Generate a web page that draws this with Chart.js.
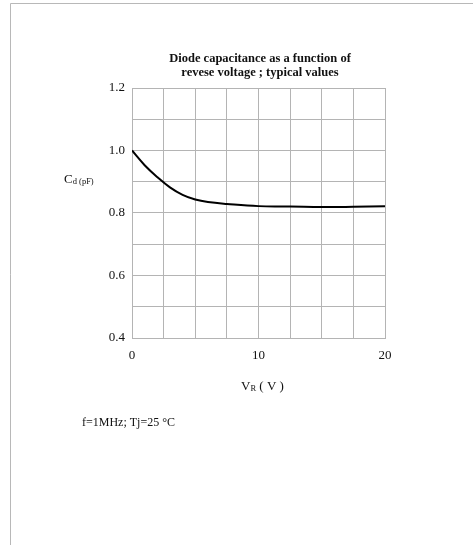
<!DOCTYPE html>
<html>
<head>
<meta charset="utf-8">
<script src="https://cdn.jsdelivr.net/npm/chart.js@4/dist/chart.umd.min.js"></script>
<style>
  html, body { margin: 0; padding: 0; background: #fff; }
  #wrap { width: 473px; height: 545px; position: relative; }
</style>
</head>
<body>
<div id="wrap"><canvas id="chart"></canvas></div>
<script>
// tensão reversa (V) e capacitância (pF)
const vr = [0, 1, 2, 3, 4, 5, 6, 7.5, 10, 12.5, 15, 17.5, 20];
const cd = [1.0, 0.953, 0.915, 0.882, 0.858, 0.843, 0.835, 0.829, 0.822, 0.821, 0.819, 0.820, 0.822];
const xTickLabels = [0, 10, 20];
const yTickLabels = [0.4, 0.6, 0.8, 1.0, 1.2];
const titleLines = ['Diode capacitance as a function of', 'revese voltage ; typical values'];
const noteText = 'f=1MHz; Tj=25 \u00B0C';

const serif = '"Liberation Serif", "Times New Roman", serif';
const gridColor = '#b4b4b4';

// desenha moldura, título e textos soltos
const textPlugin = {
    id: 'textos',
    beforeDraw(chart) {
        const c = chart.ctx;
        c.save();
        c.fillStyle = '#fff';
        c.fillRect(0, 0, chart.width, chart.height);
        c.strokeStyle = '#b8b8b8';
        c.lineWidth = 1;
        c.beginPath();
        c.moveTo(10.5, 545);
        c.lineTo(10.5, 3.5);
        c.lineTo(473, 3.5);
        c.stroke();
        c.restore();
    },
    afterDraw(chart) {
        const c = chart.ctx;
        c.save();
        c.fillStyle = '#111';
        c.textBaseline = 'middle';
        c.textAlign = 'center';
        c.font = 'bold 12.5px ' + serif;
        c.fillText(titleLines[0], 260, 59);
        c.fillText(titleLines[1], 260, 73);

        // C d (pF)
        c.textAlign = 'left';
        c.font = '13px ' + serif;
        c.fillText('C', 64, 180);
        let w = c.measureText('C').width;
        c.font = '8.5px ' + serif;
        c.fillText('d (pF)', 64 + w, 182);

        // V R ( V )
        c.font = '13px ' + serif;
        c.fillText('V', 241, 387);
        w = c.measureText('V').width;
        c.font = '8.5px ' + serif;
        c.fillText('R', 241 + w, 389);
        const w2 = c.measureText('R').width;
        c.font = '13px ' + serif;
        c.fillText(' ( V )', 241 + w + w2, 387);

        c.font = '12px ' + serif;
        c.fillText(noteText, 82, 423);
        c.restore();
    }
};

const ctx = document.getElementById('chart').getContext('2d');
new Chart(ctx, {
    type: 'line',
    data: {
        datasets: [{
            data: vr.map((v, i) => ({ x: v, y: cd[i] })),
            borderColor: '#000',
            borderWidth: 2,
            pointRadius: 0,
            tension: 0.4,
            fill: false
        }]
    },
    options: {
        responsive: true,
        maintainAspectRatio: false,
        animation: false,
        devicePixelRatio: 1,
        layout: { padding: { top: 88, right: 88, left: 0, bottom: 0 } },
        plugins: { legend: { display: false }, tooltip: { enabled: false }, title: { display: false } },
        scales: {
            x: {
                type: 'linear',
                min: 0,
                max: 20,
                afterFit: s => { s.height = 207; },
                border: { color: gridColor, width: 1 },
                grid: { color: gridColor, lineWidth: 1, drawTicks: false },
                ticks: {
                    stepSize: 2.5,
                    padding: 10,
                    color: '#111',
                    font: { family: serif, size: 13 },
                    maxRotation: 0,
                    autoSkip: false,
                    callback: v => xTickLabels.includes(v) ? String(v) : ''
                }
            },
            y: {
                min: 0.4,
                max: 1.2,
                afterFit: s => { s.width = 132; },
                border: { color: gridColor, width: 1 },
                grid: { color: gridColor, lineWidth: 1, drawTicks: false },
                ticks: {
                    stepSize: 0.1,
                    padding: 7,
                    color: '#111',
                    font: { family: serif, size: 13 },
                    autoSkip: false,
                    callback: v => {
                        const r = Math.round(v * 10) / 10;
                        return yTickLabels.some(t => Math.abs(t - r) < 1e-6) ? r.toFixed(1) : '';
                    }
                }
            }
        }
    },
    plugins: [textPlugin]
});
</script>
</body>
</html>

________________

* [Written problem] Write out the full set of lines verbatim, without the pictures.

* [Reply]
Generate a web page that draws this with Chart.js.
<!DOCTYPE html>
<html>
<head>
<meta charset="utf-8">
<script src="https://cdn.jsdelivr.net/npm/chart.js@4/dist/chart.umd.min.js"></script>
<style>
  html, body { margin: 0; padding: 0; background: #fff; }
  #wrap { width: 473px; height: 545px; position: relative; }
</style>
</head>
<body>
<div id="wrap"><canvas id="chart"></canvas></div>
<script>
// tensão reversa (V) e capacitância (pF)
const vr = [0, 1, 2, 3, 4, 5, 6, 7.5, 10, 12.5, 15, 17.5, 20];
const cd = [1.0, 0.953, 0.915, 0.882, 0.858, 0.843, 0.835, 0.829, 0.822, 0.821, 0.819, 0.820, 0.822];
const xTickLabels = [0, 10, 20];
const yTickLabels = [0.4, 0.6, 0.8, 1.0, 1.2];
const titleLines = ['Diode capacitance as a function of', 'revese voltage ; typical values'];
const noteText = 'f=1MHz; Tj=25 \u00B0C';

const serif = '"Liberation Serif", "Times New Roman", serif';
const gridColor = '#b4b4b4';

// desenha moldura, título e textos soltos
const textPlugin = {
    id: 'textos',
    beforeDraw(chart) {
        const c = chart.ctx;
        c.save();
        c.fillStyle = '#fff';
        c.fillRect(0, 0, chart.width, chart.height);
        c.strokeStyle = '#b8b8b8';
        c.lineWidth = 1;
        c.beginPath();
        c.moveTo(10.5, 545);
        c.lineTo(10.5, 3.5);
        c.lineTo(473, 3.5);
        c.stroke();
        c.restore();
    },
    afterDraw(chart) {
        const c = chart.ctx;
        c.save();
        c.fillStyle = '#111';
        c.textBaseline = 'middle';
        c.textAlign = 'center';
        c.font = 'bold 12.5px ' + serif;
        c.fillText(titleLines[0], 260, 59);
        c.fillText(titleLines[1], 260, 73);

        // C d (pF)
        c.textAlign = 'left';
        c.font = '13px ' + serif;
        c.fillText('C', 64, 180);
        let w = c.measureText('C').width;
        c.font = '8.5px ' + serif;
        c.fillText('d (pF)', 64 + w, 182);

        // V R ( V )
        c.font = '13px ' + serif;
        c.fillText('V', 241, 387);
        w = c.measureText('V').width;
        c.font = '8.5px ' + serif;
        c.fillText('R', 241 + w, 389);
        const w2 = c.measureText('R').width;
        c.font = '13px ' + serif;
        c.fillText(' ( V )', 241 + w + w2, 387);

        c.font = '12px ' + serif;
        c.fillText(noteText, 82, 423);
        c.restore();
    }
};

const ctx = document.getElementById('chart').getContext('2d');
new Chart(ctx, {
    type: 'line',
    data: {
        datasets: [{
            data: vr.map((v, i) => ({ x: v, y: cd[i] })),
            borderColor: '#000',
            borderWidth: 2,
            pointRadius: 0,
            tension: 0.4,
            fill: false
        }]
    },
    options: {
        responsive: true,
        maintainAspectRatio: false,
        animation: false,
        devicePixelRatio: 1,
        layout: { padding: { top: 88, right: 88, left: 0, bottom: 0 } },
        plugins: { legend: { display: false }, tooltip: { enabled: false }, title: { display: false } },
        scales: {
            x: {
                type: 'linear',
                min: 0,
                max: 20,
                afterFit: s => { s.height = 207; },
                border: { color: gridColor, width: 1 },
                grid: { color: gridColor, lineWidth: 1, drawTicks: false },
                ticks: {
                    stepSize: 2.5,
                    padding: 10,
                    color: '#111',
                    font: { family: serif, size: 13 },
                    maxRotation: 0,
                    autoSkip: false,
                    callback: v => xTickLabels.includes(v) ? String(v) : ''
                }
            },
            y: {
                min: 0.4,
                max: 1.2,
                afterFit: s => { s.width = 132; },
                border: { color: gridColor, width: 1 },
                grid: { color: gridColor, lineWidth: 1, drawTicks: false },
                ticks: {
                    stepSize: 0.1,
                    padding: 7,
                    color: '#111',
                    font: { family: serif, size: 13 },
                    autoSkip: false,
                    callback: v => {
                        const r = Math.round(v * 10) / 10;
                        return yTickLabels.some(t => Math.abs(t - r) < 1e-6) ? r.toFixed(1) : '';
                    }
                }
            }
        }
    },
    plugins: [textPlugin]
});
</script>
</body>
</html>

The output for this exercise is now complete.